We also wanted to understand that this was going to be true going forward. If we needed to introduce a new provider, we were going to have to do a bunch of work to ensure that the data would seamlessly flow downstream. We also knew we wanted to decompose from our monolith so that we could just move faster than how we were iterating in the monolith back then. We designed this, which is way different. There are some of the same colors as the other one. Other than that, this is very different. There's an entirely new service that didn't exist in the previous picture. There's a message bus. Where did that come from? This was a really big change. That meant, then we were going to have to do a bunch of work.
What Do We Do About Them?
This had both directions that we needed to move. The first part, we talked about like, how are we going to move from the bottom to the top? Now, how are we going to move from the left to the right? This is a slightly different shape of problem. Often when we're replacing legacy code, we are building some often significant new something to replace it. With tech debt though, that comes in a lot of different shapes and sizes. You often know like what you want to do to fix it, but the hard part can be getting anybody on the planet to add it to a roadmap before 2080. You need to have some time to do it before the heat death of the universe. How do you go about reasoning about actually getting buy-in to do this work? There are lots of questions that we have to ask ourselves when we are starting this consideration.
The first one is, should I pay down this tech debt at all? The cool thing about the answer to that is it's the answer to everything in software engineering. It depends. Also, this section on tech debt, I think is 62% hot takes. You shouldn't pay down tech debt unless you have a business need. I learned three days ago that this is the controversial opinion puffin, I think. I was very much in love with that, because this is probably one of the more controversial takes I have had in my career.
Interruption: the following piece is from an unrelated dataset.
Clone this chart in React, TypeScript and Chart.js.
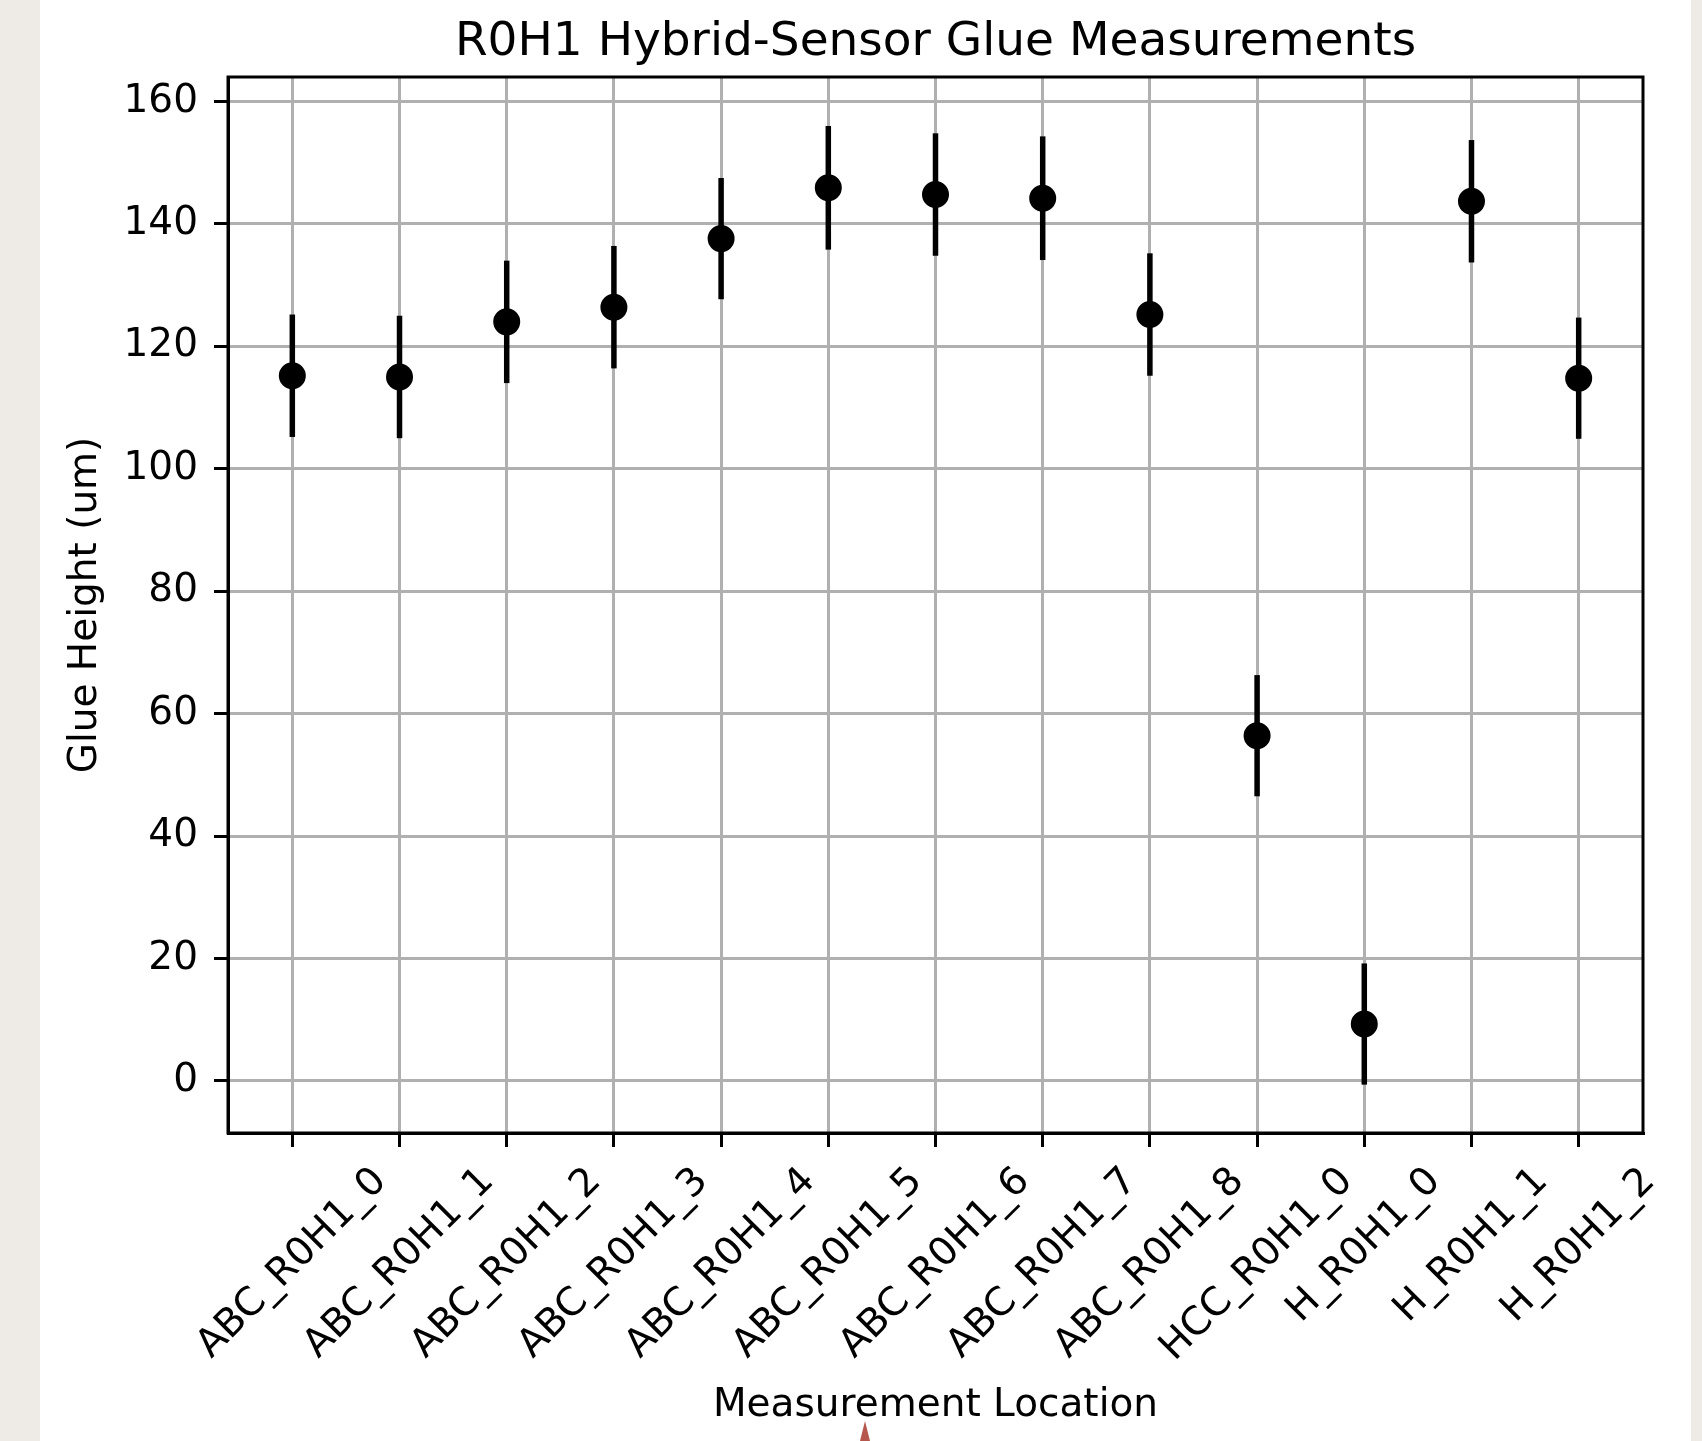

I get it. We're engineers. We like to build things. We like to rebuild things. We especially like to build things that are super shiny. It makes sense that we want to pay down our tech debt. Paying down tech debt just isn't a goal of its own. When we're thinking about like, what questions can I ask myself? You have to think about, what's the opportunity cost of doing this right now? What's the cost of waiting a month to do this work? If we can't justify those costs, probably now is the wrong time.
I'm sure that most of us have had those really hard conversations with a product manager or an engineering manager where you're like, listen, three weeks ago, I put in this hack that is keeping me up at night, I just need time to go back and fix it. They're like, but it's working, I don't understand the problem. Or, this library is driving me up the wall. Those are often not super persuasive arguments.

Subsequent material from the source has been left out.